*The input*:

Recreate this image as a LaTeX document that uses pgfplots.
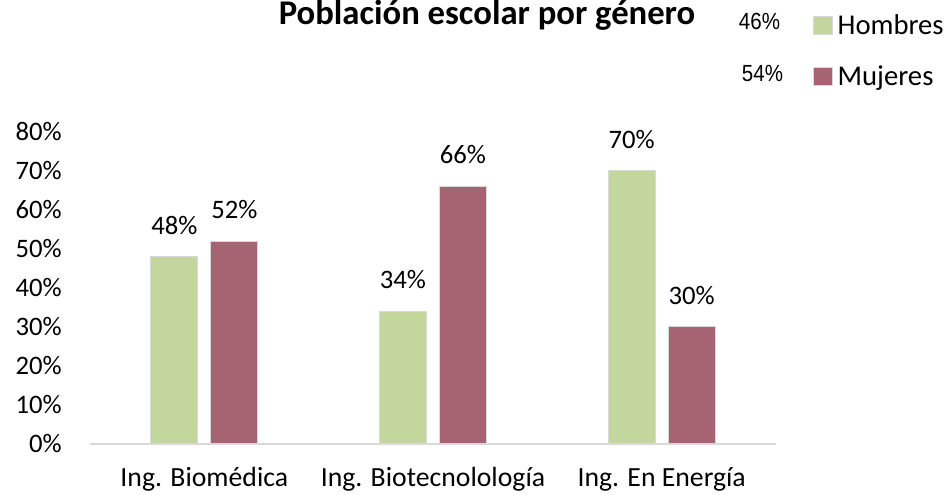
\documentclass[border=0pt]{standalone}
\usepackage{pgfplots}
\pgfplotsset{compat=1.18}
\usepackage{fontspec}
\setmainfont{Carlito}
\newfontfamily\narrowfont[FakeStretch=0.88]{Liberation Sans}
\definecolor{hgreen}{RGB}{195,214,155}
\definecolor{mred}{RGB}{166,99,114}
\definecolor{edgegray}{RGB}{217,217,217}
\begin{document}
\begin{tikzpicture}
\path[use as bounding box] (0pt,0pt) rectangle (711pt,371.25pt);
\begin{axis}[
  at={(67.5pt,38.25pt)}, anchor=south west,
  scale only axis,
  width=514.5pt, height=234pt,
  xmin=-0.5, xmax=2.5, ymin=0, ymax=80,
  xtick={0,1,2},
  xticklabels={Ing. Biomédica, Ing. Biotecnolología, Ing. En Energía},
  ytick={0,10,...,80},
  yticklabel={\pgfmathprintnumber{\tick}\%},
  /pgf/number format/assume math mode=true,
  axis x line*=bottom, axis y line*=left,
  x axis line style={draw=edgegray, line width=1pt},
  y axis line style={draw=none},
  major tick length=0pt,
  yticklabel style={font=\fontsize{20}{24}\selectfont, anchor=east, inner sep=0pt, xshift=-21pt},
  xticklabel style={font=\fontsize{20.8}{25}\selectfont, anchor=north, inner sep=0pt, yshift=-17.5pt},
  clip=false,
  legend style={at={(1.054,1.3846)}, anchor=north west, draw=none, fill=none,
    font=\fontsize{21.5}{25}\selectfont, row sep=17.5pt, inner sep=0pt,
    cells={anchor=west}},
  legend image code/.code={\fill[#1] (0pt,-6.75pt) rectangle (14pt,6.75pt); \path (15.5pt,0pt);},
  nodes near coords={\pgfmathprintnumber{\pgfplotspointmeta}\%},
  nodes near coords style={font=\fontsize{20}{24}\selectfont, inner sep=0pt, anchor=south, yshift=16.5pt},
]
\addplot[ybar, bar width=35.25pt, bar shift=-22.5pt, fill=hgreen, draw=edgegray, line width=0.75pt,
  every node near coord/.append style={xshift=-22.5pt}]
  coordinates {(0,48) (1,34) (2,70)};
\addlegendentry{Hombres}
\addplot[ybar, bar width=35.25pt, bar shift=22.5pt, fill=mred, draw=edgegray, line width=0.75pt,
  every node near coord/.append style={xshift=22.5pt}]
  coordinates {(0,52) (1,66) (2,30)};
\addlegendentry{Mujeres}
\end{axis}
\node[font=\bfseries\fontsize{26}{30}\selectfont, anchor=base] at (365.25pt,352.5pt) {Población escolar por género};
\node[font=\narrowfont\fontsize{17.5}{21}\selectfont, anchor=base] at (569.6pt,348.75pt) {46\%};
\node[font=\narrowfont\fontsize{17.5}{21}\selectfont, anchor=base] at (571.9pt,309.75pt) {54\%};
\end{tikzpicture}
\end{document}
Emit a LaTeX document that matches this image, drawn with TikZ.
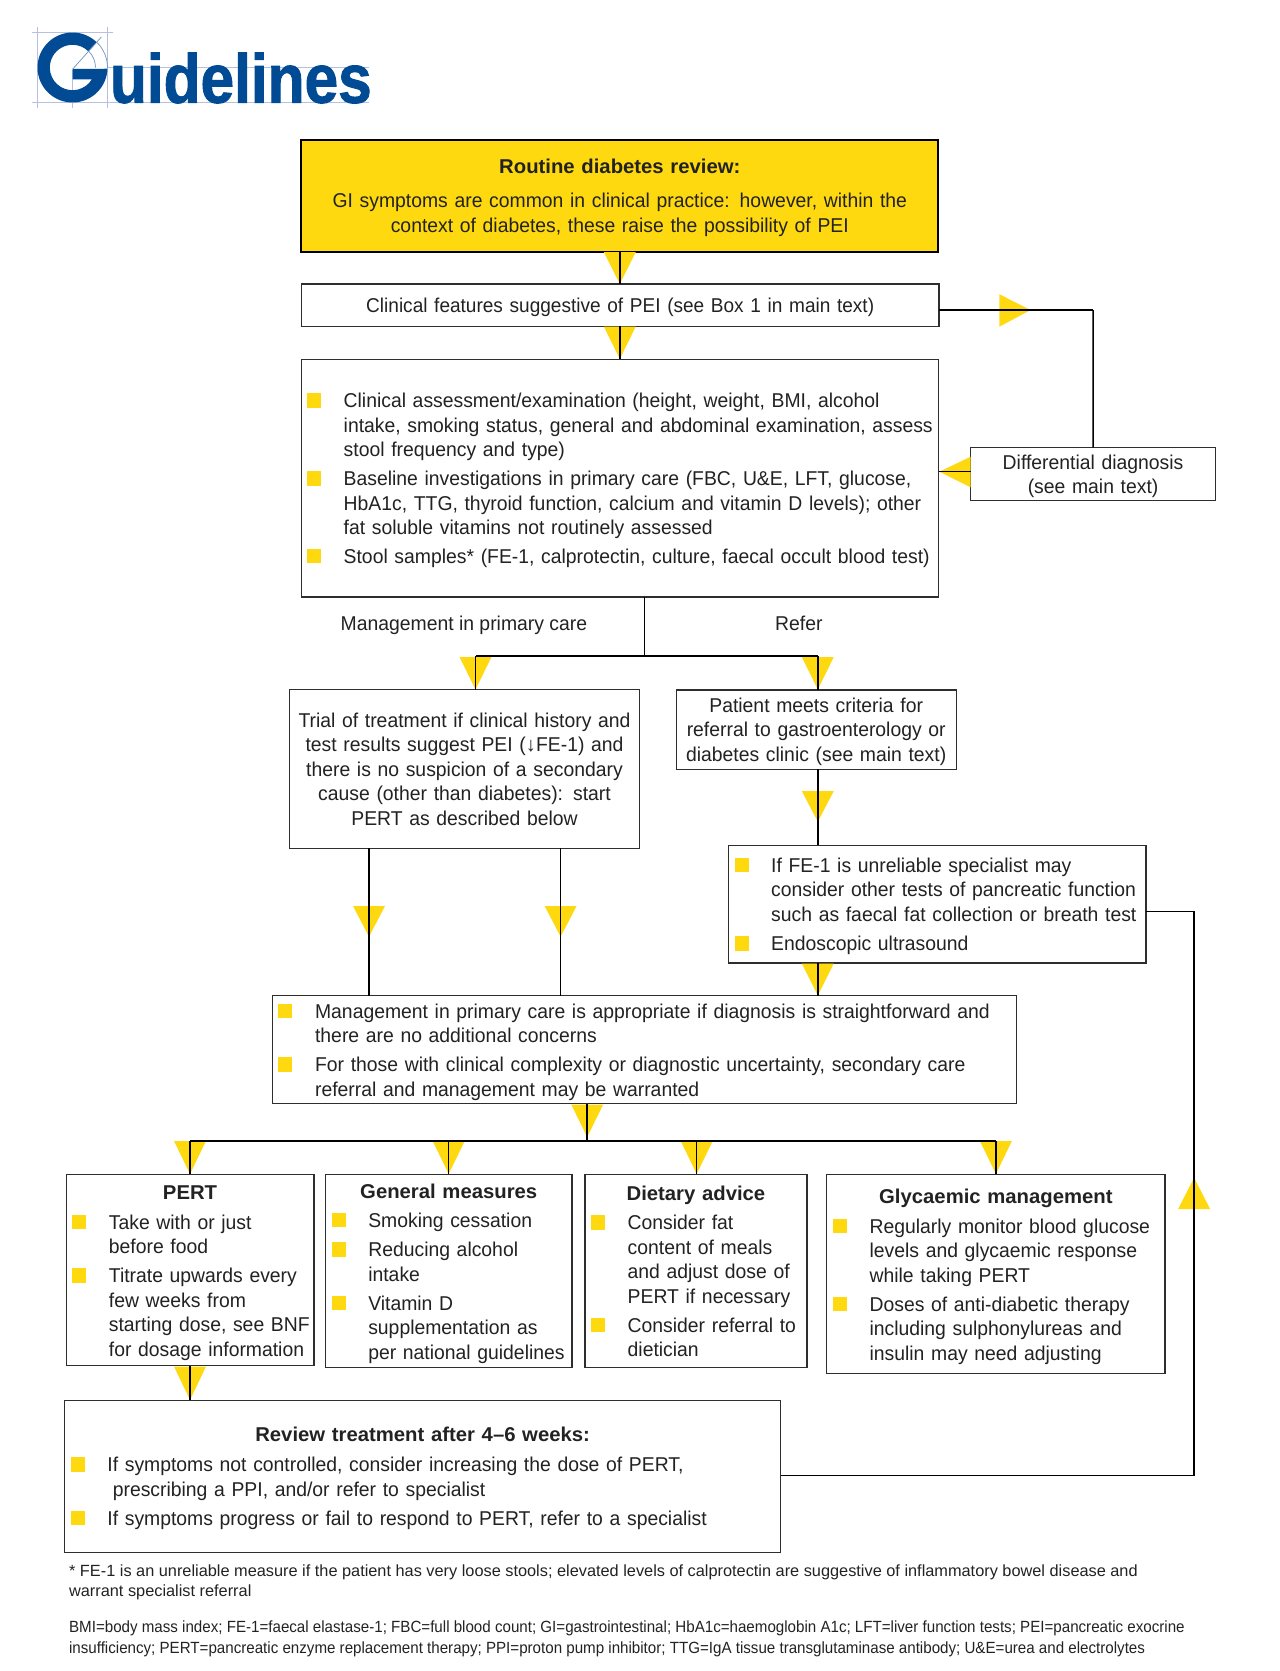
\documentclass[tikz,border=0pt]{standalone}
\usepackage{fontspec}
\usepackage{graphicx}
\setmainfont{Liberation Sans}[UprightFeatures={FakeStretch=0.968},BoldFeatures={FakeStretch=1.015}]
\newfontfamily\ffeat{Liberation Sans}[FakeStretch=0.952]
\newfontfamily\ffa{Liberation Sans}[FakeStretch=1.0075]
\newfontfamily\ffb{Liberation Sans}[FakeStretch=0.934]
\newfontfamily\logofont{Liberation Sans}[BoldFeatures={FakeBold=1.5}]
\definecolor{gold}{HTML}{FFD90F}
\definecolor{logoblue}{HTML}{004B93}
\definecolor{gridblue}{HTML}{B7C0E0}
\definecolor{inkk}{HTML}{222222}
\newcommand\tA[1]{\rule{0pt}{#1pt}}
\newcommand\tB[1]{\rule[-#1pt]{0pt}{#1pt}}
\newcommand\blt{\textcolor{gold}{\rule{14pt}{14.5pt}}}
\newlength\indw \setlength\indw{36.7pt}
\newcommand\bl[1]{\mbox{\makebox[\indw][l]{\blt}#1}}
\newcommand\il[1]{\mbox{\hspace*{\indw}#1}}
\newcommand\ttl[1]{\makebox[\linewidth][c]{\bfseries #1}}
\newcommand\bxnode[8]{%
 \pgfmathsetmacro\bw{#6-#4}\pgfmathsetmacro\bh{#7-#5}%
 \pgfmathsetmacro\bcx{(#4+#6)/2}\pgfmathsetmacro\bcy{(#5+#7)/2}%
 \pgfmathsetmacro\btw{#6-#4-2*#3}%
 \node[#2,inner xsep=#3 pt,minimum width=\bw pt,minimum height=\bh pt,text width=\btw pt] (#1) at (\bcx,\bcy) {#8};}
\newcommand\trid[3]{\fill[gold] (#1-16,#2) -- (#1+16,#2) -- (#1,#3) -- cycle;}
\tikzset{
 box/.style={draw=black!82,line width=1.2pt,fill=white,inner ysep=0pt,outer sep=0pt,align=left,text=inkk,font=\fontsize{20}{24.5}\selectfont},
 cbox/.style={box,align=center},
 conn/.style={draw=black,line width=1.5pt},
 bar/.style={draw=black,line width=2.2pt},
 plain/.style={inner sep=0pt,outer sep=0pt,text=inkk,font=\fontsize{20}{24.5}\selectfont},
 foot/.style={inner sep=0pt,outer sep=0pt,align=left,anchor=north west,text=inkk},
 gridl/.style={draw=gridblue,line width=1pt},
}
\begin{document}
\begin{tikzpicture}[x=1pt,y=-1pt]
\useasboundingbox (0,0) rectangle (1280,1671);
% logo
\draw[gridl] (32,32.7) -- (113,32.7) (37.7,27) -- (37.7,108) (107.3,27) -- (107.3,108) (72.5,70) -- (72.5,108)
  (32,102.7) -- (369,102.7) (107,67.3) -- (369,67.3);
\begin{scope}[shift={(72.5,67.5)}]
\fill[logoblue] (46:35pt) arc[start angle=46,end angle=358,radius=35pt] -- (0.2,1.5) -- (0.2,11.8) -- (-31.3:22.7pt)
  arc[start angle=-31.3,end angle=-314,radius=22.7pt] -- cycle;
\draw[draw=gridblue!60!logoblue,line width=.7pt] (46:35pt) arc[start angle=46,end angle=0,radius=35pt];
\draw[draw=gridblue!60!logoblue,line width=.7pt] (46:23pt) arc[start angle=46,end angle=0,radius=23pt];
\draw[draw=gridblue!60!logoblue,line width=.7pt] (0.2,1.5) -- (46.6:42pt);
\end{scope}
\node[inner sep=0pt,outer sep=0pt,anchor=base west,text=logoblue,font=\fontsize{69}{69}\selectfont\logofont\bfseries] (logo) at (110,102.7) {\scalebox{0.875}[1]{uidelines}};
% boxes
\bxnode{top}{cbox,fill=gold,draw=black,line width=2pt}{2}{301.4}{140}{938.2}{252}{\tA{33}\textbf{Routine diabetes review:}\\[10.2pt]GI symptoms are common in clinical practice: however, within the\\context of diabetes, these raise the possibility of PEI\tB{19.8}}
\bxnode{feat}{cbox}{2}{301.4}{284}{939}{326.3}{\ffeat\tA{28.3}Clinical features suggestive of PEI (see Box 1 in main text)\tB{14}}
\bxnode{big}{box}{5.6}{301.4}{359.3}{938.6}{596.7}{\tA{48.7}\bl{Clinical assessment/examination (height, weight, BMI, alcohol}\\\il{intake, smoking status, general and abdominal examination, assess}\\\il{stool frequency and type)}\\[4.2pt]\bl{Baseline investigations in primary care (FBC, U\&E, LFT, glucose,}\\\il{HbA1c, TTG, thyroid function, calcium and vitamin D levels); other}\\\il{fat soluble vitamins not routinely assessed}\\[4.2pt]\bl{Stool samples* (FE-1, calprotectin, culture, faecal occult blood test)}\tB{33.7}}
\bxnode{diff}{cbox}{2}{970.6}{447.3}{1215.5}{500.3}{\tA{21.7}Differential diagnosis\\(see main text)\tB{6.8}}
\bxnode{trial}{cbox}{2}{289.4}{689.7}{639.6}{848.3}{\tA{37.6}Trial of treatment if clinical history and\\test results suggest PEI (\textbf{↓}FE-1) and\\there is no suspicion of a secondary\\cause (other than diabetes): start\\PERT as described below\tB{23}}
\bxnode{pat}{cbox}{2}{676.3}{690}{956.1}{769.3}{\tA{22.3}Patient meets criteria for\\referral to gastroenterology or\\diabetes clinic (see main text)\tB{8}}
\bxnode{iffe}{box}{6.1}{728.4}{845.3}{1145.9}{963}{\tA{27}\bl{If FE-1 is unreliable specialist may}\\\il{consider other tests of pancreatic function}\\\il{such as faecal fat collection or breath test}\\[4.9pt]\bl{Endoscopic ultrasound}\tB{12.3}}
\bxnode{mgmt}{box}{6.2}{272.2}{995.7}{1016.1}{1103.7}{\tA{22.6}\bl{Management in primary care is appropriate if diagnosis is straightforward and}\\\il{there are no additional concerns}\\[4.4pt]\bl{For those with clinical complexity or diagnostic uncertainty, secondary care}\\\il{referral and management may be warranted}\tB{7.5}}
\bxnode{pert}{box}{6.1}{66.1}{1174.3}{314}{1365.7}{\tA{25}\ttl{PERT}\\[5.2pt]\bl{Take with or just}\\\il{before food}\\[4.7pt]\bl{Titrate upwards every}\\\il{few weeks from}\\\il{starting dose, see BNF}\\\il{for dosage information}\tB{9.5}}
\bxnode{gen}{box}{6.1}{325.5}{1174.3}{572}{1367.7}{\tA{24}\ttl{General measures}\\[4.5pt]\bl{Smoking cessation}\\[4.9pt]\bl{Reducing alcohol}\\\il{intake}\\[4.3pt]\bl{Vitamin D}\\\il{supplementation as}\\\il{per national guidelines}\tB{8.7}}
\bxnode{diet}{box}{6}{585}{1174.3}{806.9}{1367.7}{\tA{26.4}\ttl{Dietary advice}\\[4.5pt]\bl{Consider fat}\\\il{content of meals}\\\il{and adjust dose of}\\\il{PERT if necessary}\\[4.3pt]\bl{Consider referral to}\\\il{dietician}\tB{11.2}}
\bxnode{gly}{box}{6.1}{826.8}{1174.3}{1165}{1373.3}{\tA{29}\ttl{Glycaemic management}\\[5.5pt]\bl{Regularly monitor blood glucose}\\\il{levels and glycaemic response}\\\il{while taking PERT}\\[4.2pt]\bl{Doses of anti-diabetic therapy}\\\il{including sulphonylureas and}\\\il{insulin may need adjusting}\tB{13.3}}
\bxnode{rev}{box}{6.2}{64.5}{1400.3}{780.8}{1552.3}{\tA{41.4}\ttl{Review treatment after 4–6 weeks:}\\[5.5pt]\bl{If symptoms not controlled, consider increasing the dose of PERT,}\\\mbox{\hspace*{42.1pt}prescribing a PPI, and/or refer to specialist}\\[4.3pt]\bl{If symptoms progress or fail to respond to PERT, refer to a specialist}\tB{27.3}}
% labels
\node[plain,anchor=base] (lmp) at (463.9,630.7) {Management in primary care};
\node[plain,anchor=base] (lref) at (798.8,630.7) {Refer};
\node[foot,font=\fontsize{16.2}{20.7}\ffa] (fn1) at (69.1,1561) {\tA{15}* FE-1 is an unreliable measure if the patient has very loose stools; elevated levels of calprotectin are suggestive of inflammatory bowel disease and\\warrant specialist referral};
\node[foot,font=\fontsize{16.2}{20.7}\ffb] (fn2) at (69.1,1617.7) {\tA{15}BMI=body mass index; FE-1=faecal elastase-1; FBC=full blood count; GI=gastrointestinal; HbA1c=haemoglobin A1c; LFT=liver function tests; PEI=pancreatic exocrine\\insufficiency; PERT=pancreatic enzyme replacement therapy; PPI=proton pump inhibitor; TTG=IgA tissue transglutaminase antibody; U\&E=urea and electrolytes};
% triangles
\trid{619.8}{252}{284}
\trid{619.8}{326.5}{359}
\trid{475.5}{657}{689.5}
\trid{817.8}{657}{689.5}
\trid{817.8}{791}{821.7}
\trid{369}{906}{936.7}
\trid{560.6}{906}{936.7}
\trid{817.8}{963.5}{995.5}
\trid{587.2}{1104.5}{1137}
\trid{190}{1141}{1174}
\trid{448.7}{1141}{1174}
\trid{696.7}{1141}{1174}
\trid{995.9}{1141}{1174}
\trid{190}{1366.5}{1400}
\fill[gold] (999.4,294.3) -- (1030.6,310) -- (999.4,326.7) -- cycle;
\fill[gold] (970.6,456.7) -- (939.4,471.7) -- (970.6,487.3) -- cycle;
\fill[gold] (1178.1,1209) -- (1210.1,1209) -- (1194.1,1177.7) -- cycle;
% junctions
\coordinate (j0) at (644.5,656);
\coordinate (jl) at (475.5,656);
\coordinate (jr) at (817.8,656);
\coordinate (m0) at (587.2,1141);
\coordinate (m1) at (190,1141);
\coordinate (m2) at (448.7,1141);
\coordinate (m3) at (696.7,1141);
\coordinate (m4) at (995.9,1141);
\coordinate (t1) at (369,848.3);
\coordinate (t2) at (560.6,848.3);
\coordinate (r1) at (1194.1,911.7);
\coordinate (r2) at (1194.1,1475.3);
\coordinate (d1) at (939,310);
\coordinate (d2) at (1093,310);
\coordinate (d3) at (939,471.7);
% connectors
\draw[conn] (top.south) -- (top.south |- feat.north);
\draw[conn] (top.south |- feat.south) -- (top.south |- big.north);
\draw[conn] (d2) -- (diff.north);
\draw[bar] (d1) -- (d2);
\draw[conn] (diff.west |- d3) -- (d3);
\draw[conn] (j0 |- big.south) -- (j0);
\draw[bar] (jl) -- (jr);
\draw[conn] (jl) -- (jl |- trial.north);
\draw[conn] (jr) -- (jr |- pat.north);
\draw[conn] (jr |- pat.south) -- (jr |- iffe.north);
\draw[conn] (jr |- iffe.south) -- (jr |- mgmt.north);
\draw[conn] (t1) -- (t1 |- mgmt.north);
\draw[conn] (t2) -- (t2 |- mgmt.north);
\draw[conn] (m0 |- mgmt.south) -- (m0);
\draw[bar] (m1) -- (m4);
\draw[conn] (m1) -- (m1 |- pert.north);
\draw[conn] (m2) -- (m2 |- gen.north);
\draw[conn] (m3) -- (m3 |- diet.north);
\draw[conn] (m4) -- (m4 |- gly.north);
\draw[conn] (m1 |- pert.south) -- (m1 |- rev.north);
\draw[conn] (iffe.east |- r1) -- (r1) -- (r2) -- (rev.east |- r2);
\end{tikzpicture}
\end{document}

*Task objective*: Look over the records above and copy each line that includes the string "image".

*Written reply*:
Recreate this image as a LaTeX document that uses pgfplots.
  legend image code/.code={\fill[#1] (0pt,-6.75pt) rectangle (14pt,6.75pt); \path (15.5pt,0pt);},
Emit a LaTeX document that matches this image, drawn with TikZ.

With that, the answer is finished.